When were American slaves treated as humans?

by MrOaiki

I see allot of questions about north American slavery. I guess it's 12 Years a slave raising the issue. Here's my question:

Watching the movie and reading the Wikipedia article on slavery, it is just as terrible as I had imagined. One thing that strikes me is that the close to abolition we get in North American history, the more human were the slaves in the eyes of the whites. Please understand me, in no way am I trying to whitewash what happened. I'm just saying that from reading Solomon Thorpe's memoirs and looking at paintings from mid-late 1800, many slaves were living a life of hard labor and deprivation of all liberties. But they were still referred to as human beings, and I read that there were laws against how bad a slave could be treated (which was still really bad).

So my question is, when in history did slaves go from just being treated like livestock tortured and killed for no reason, into being human beings forced into hard labor?

Jordan42

I'm going to respectfully challenge you on your premise. I would say that you've got it in reverse here. Black slaves in the U.S. were actually worse off overall in the middle of the 19th century than, say, a hundred years prior.

In the 18th century and before, racial ideology was still in the process of formation. As the 19th century wore on, slave owners became more firmly entrenched in the slave system and in the racial ideologies that supported it. Racial thought in the mid-19th century stressed the separate origins of whites and blacks, which had the effect of dehumanizing them in many cases. This can't be said to be true of every case, of course, but it's a trend that historians have noted.

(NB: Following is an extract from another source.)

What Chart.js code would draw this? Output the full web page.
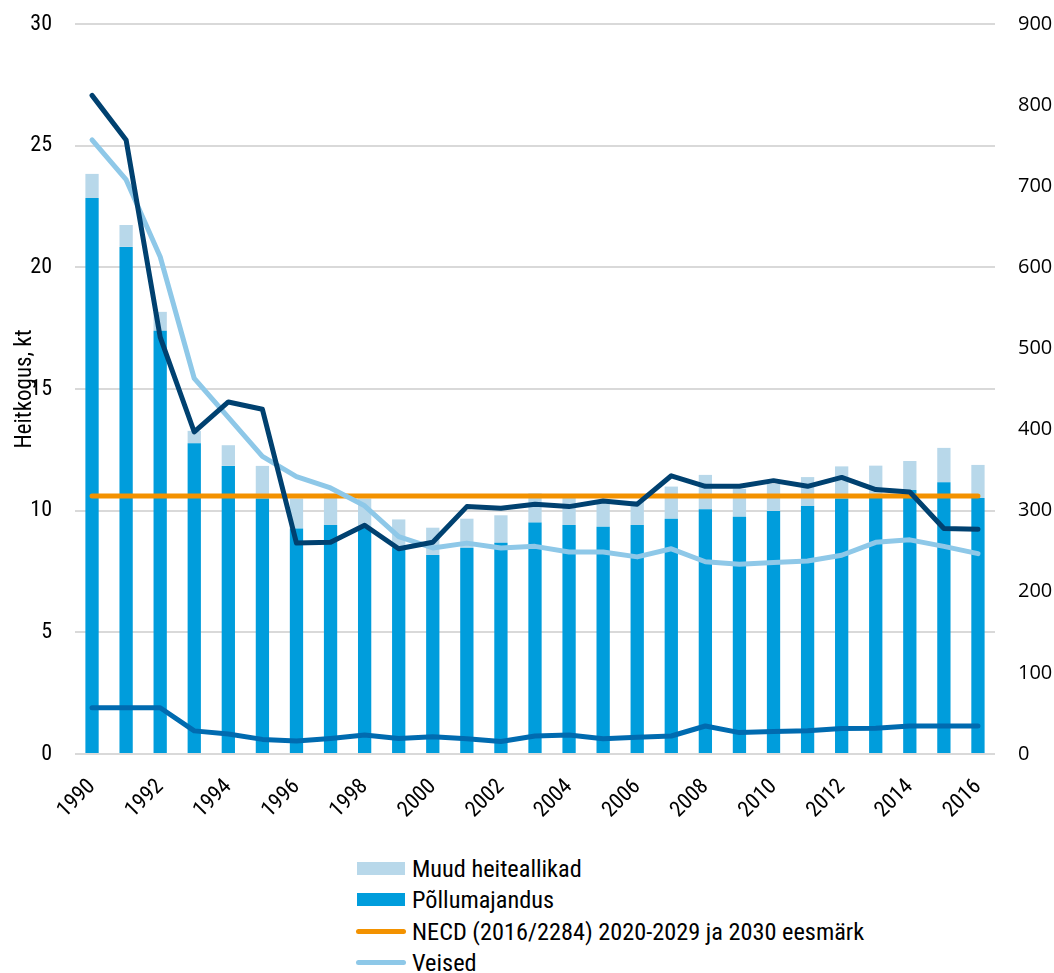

A second major factor is the increased power of capitalism throughout the 19th century. As the 19th century went on, slavery became integrated with an increasingly sophisticated capitalist economy. Arguably, capitalism tends to reduce human beings to numbers and labor output regardless of their race. A growing global market for slave products, complex debt relationships, and a suddenly finite labor source (with the abolition of the external slave trade) meant that slave owners were under increased pressure during the 1800s to push their slaves harder and treat them as machines of both agricultural and reproductive labor.

That said, if we're talking about the slave trade, rather than slavery itself, then you have a fair point. The Atlantic slave trade, which was arguably the process during which slaves were most dehumanized, was ended in the early 19th century. However, the end of an Atlantic slave trade did not mean that slaves stopped being commodified. In his now-classic book Soul by Soul, Walter Johnson traces the awful interstate slave trade of the 19th century. If you want to read a book that will convince you that the 19th century American slave system dehumanized black men and women, then that is the book I would recommend.